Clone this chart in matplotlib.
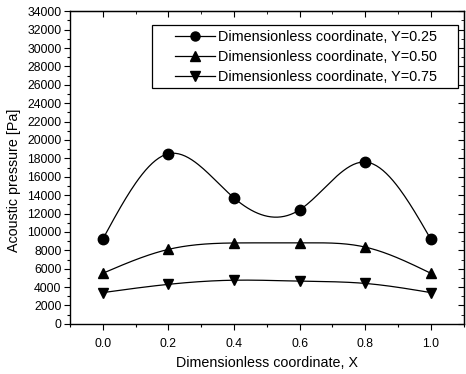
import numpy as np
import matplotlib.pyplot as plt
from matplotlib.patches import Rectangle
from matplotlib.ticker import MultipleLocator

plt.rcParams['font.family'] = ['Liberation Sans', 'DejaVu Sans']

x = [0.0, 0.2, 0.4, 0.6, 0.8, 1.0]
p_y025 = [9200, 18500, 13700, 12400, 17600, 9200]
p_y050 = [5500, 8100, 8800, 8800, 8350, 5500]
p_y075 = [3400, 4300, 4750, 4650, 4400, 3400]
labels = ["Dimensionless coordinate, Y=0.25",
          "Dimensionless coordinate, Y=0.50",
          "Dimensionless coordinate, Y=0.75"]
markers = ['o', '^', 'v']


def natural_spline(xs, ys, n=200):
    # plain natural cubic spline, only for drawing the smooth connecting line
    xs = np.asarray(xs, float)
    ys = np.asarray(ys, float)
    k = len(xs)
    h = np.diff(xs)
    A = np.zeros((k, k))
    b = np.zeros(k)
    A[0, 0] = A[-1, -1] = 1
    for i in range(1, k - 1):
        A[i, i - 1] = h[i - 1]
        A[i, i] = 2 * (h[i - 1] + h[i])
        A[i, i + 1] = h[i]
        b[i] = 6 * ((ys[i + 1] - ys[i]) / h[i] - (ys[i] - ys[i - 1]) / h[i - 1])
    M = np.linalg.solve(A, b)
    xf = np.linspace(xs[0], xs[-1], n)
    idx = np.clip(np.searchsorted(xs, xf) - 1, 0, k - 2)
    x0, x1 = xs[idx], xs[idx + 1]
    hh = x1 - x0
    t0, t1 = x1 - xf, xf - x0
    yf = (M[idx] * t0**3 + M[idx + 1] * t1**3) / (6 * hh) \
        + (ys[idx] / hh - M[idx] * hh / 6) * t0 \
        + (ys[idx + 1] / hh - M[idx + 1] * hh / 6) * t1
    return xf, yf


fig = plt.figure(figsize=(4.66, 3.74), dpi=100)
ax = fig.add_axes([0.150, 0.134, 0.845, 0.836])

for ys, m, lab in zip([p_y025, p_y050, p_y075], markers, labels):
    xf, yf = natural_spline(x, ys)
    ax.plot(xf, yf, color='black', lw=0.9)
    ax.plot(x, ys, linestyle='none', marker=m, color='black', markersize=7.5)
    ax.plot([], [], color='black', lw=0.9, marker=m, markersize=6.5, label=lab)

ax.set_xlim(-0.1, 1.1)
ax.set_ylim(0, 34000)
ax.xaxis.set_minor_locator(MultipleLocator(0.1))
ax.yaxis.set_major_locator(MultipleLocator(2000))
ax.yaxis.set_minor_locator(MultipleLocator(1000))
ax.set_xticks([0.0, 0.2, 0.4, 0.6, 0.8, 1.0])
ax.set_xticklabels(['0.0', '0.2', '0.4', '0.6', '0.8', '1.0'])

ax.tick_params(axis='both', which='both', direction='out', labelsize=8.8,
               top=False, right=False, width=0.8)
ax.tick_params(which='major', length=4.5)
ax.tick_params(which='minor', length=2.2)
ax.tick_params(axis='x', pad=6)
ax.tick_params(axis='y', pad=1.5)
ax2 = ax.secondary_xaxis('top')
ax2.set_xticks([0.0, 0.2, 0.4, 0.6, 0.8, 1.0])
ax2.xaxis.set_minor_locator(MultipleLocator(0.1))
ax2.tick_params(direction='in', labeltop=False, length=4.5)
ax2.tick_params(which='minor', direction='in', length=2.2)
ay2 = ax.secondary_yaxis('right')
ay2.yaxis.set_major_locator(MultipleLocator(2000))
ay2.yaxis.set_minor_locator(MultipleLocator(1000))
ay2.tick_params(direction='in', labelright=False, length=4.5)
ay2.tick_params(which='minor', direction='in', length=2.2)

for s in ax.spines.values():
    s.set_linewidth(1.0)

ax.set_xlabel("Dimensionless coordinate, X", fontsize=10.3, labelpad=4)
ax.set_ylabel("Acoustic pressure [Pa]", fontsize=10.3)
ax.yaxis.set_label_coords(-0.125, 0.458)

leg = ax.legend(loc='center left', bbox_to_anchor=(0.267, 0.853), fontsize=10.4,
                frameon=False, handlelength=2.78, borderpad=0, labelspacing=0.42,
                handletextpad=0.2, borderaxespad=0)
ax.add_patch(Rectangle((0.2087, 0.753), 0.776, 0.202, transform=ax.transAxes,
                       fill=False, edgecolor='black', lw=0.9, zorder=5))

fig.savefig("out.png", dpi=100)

####################

Transcribe the full listing above exactly, with the images removed.

Clone this chart in matplotlib.
import numpy as np
import matplotlib.pyplot as plt
from matplotlib.patches import Rectangle
from matplotlib.ticker import MultipleLocator

plt.rcParams['font.family'] = ['Liberation Sans', 'DejaVu Sans']

x = [0.0, 0.2, 0.4, 0.6, 0.8, 1.0]
p_y025 = [9200, 18500, 13700, 12400, 17600, 9200]
p_y050 = [5500, 8100, 8800, 8800, 8350, 5500]
p_y075 = [3400, 4300, 4750, 4650, 4400, 3400]
labels = ["Dimensionless coordinate, Y=0.25",
          "Dimensionless coordinate, Y=0.50",
          "Dimensionless coordinate, Y=0.75"]
markers = ['o', '^', 'v']


def natural_spline(xs, ys, n=200):
    # plain natural cubic spline, only for drawing the smooth connecting line
    xs = np.asarray(xs, float)
    ys = np.asarray(ys, float)
    k = len(xs)
    h = np.diff(xs)
    A = np.zeros((k, k))
    b = np.zeros(k)
    A[0, 0] = A[-1, -1] = 1
    for i in range(1, k - 1):
        A[i, i - 1] = h[i - 1]
        A[i, i] = 2 * (h[i - 1] + h[i])
        A[i, i + 1] = h[i]
        b[i] = 6 * ((ys[i + 1] - ys[i]) / h[i] - (ys[i] - ys[i - 1]) / h[i - 1])
    M = np.linalg.solve(A, b)
    xf = np.linspace(xs[0], xs[-1], n)
    idx = np.clip(np.searchsorted(xs, xf) - 1, 0, k - 2)
    x0, x1 = xs[idx], xs[idx + 1]
    hh = x1 - x0
    t0, t1 = x1 - xf, xf - x0
    yf = (M[idx] * t0**3 + M[idx + 1] * t1**3) / (6 * hh) \
        + (ys[idx] / hh - M[idx] * hh / 6) * t0 \
        + (ys[idx + 1] / hh - M[idx + 1] * hh / 6) * t1
    return xf, yf


fig = plt.figure(figsize=(4.66, 3.74), dpi=100)
ax = fig.add_axes([0.150, 0.134, 0.845, 0.836])

for ys, m, lab in zip([p_y025, p_y050, p_y075], markers, labels):
    xf, yf = natural_spline(x, ys)
    ax.plot(xf, yf, color='black', lw=0.9)
    ax.plot(x, ys, linestyle='none', marker=m, color='black', markersize=7.5)
    ax.plot([], [], color='black', lw=0.9, marker=m, markersize=6.5, label=lab)

ax.set_xlim(-0.1, 1.1)
ax.set_ylim(0, 34000)
ax.xaxis.set_minor_locator(MultipleLocator(0.1))
ax.yaxis.set_major_locator(MultipleLocator(2000))
ax.yaxis.set_minor_locator(MultipleLocator(1000))
ax.set_xticks([0.0, 0.2, 0.4, 0.6, 0.8, 1.0])
ax.set_xticklabels(['0.0', '0.2', '0.4', '0.6', '0.8', '1.0'])

ax.tick_params(axis='both', which='both', direction='out', labelsize=8.8,
               top=False, right=False, width=0.8)
ax.tick_params(which='major', length=4.5)
ax.tick_params(which='minor', length=2.2)
ax.tick_params(axis='x', pad=6)
ax.tick_params(axis='y', pad=1.5)
ax2 = ax.secondary_xaxis('top')
ax2.set_xticks([0.0, 0.2, 0.4, 0.6, 0.8, 1.0])
ax2.xaxis.set_minor_locator(MultipleLocator(0.1))
ax2.tick_params(direction='in', labeltop=False, length=4.5)
ax2.tick_params(which='minor', direction='in', length=2.2)
ay2 = ax.secondary_yaxis('right')
ay2.yaxis.set_major_locator(MultipleLocator(2000))
ay2.yaxis.set_minor_locator(MultipleLocator(1000))
ay2.tick_params(direction='in', labelright=False, length=4.5)
ay2.tick_params(which='minor', direction='in', length=2.2)

for s in ax.spines.values():
    s.set_linewidth(1.0)

ax.set_xlabel("Dimensionless coordinate, X", fontsize=10.3, labelpad=4)
ax.set_ylabel("Acoustic pressure [Pa]", fontsize=10.3)
ax.yaxis.set_label_coords(-0.125, 0.458)

leg = ax.legend(loc='center left', bbox_to_anchor=(0.267, 0.853), fontsize=10.4,
                frameon=False, handlelength=2.78, borderpad=0, labelspacing=0.42,
                handletextpad=0.2, borderaxespad=0)
ax.add_patch(Rectangle((0.2087, 0.753), 0.776, 0.202, transform=ax.transAxes,
                       fill=False, edgecolor='black', lw=0.9, zorder=5))

fig.savefig("out.png", dpi=100)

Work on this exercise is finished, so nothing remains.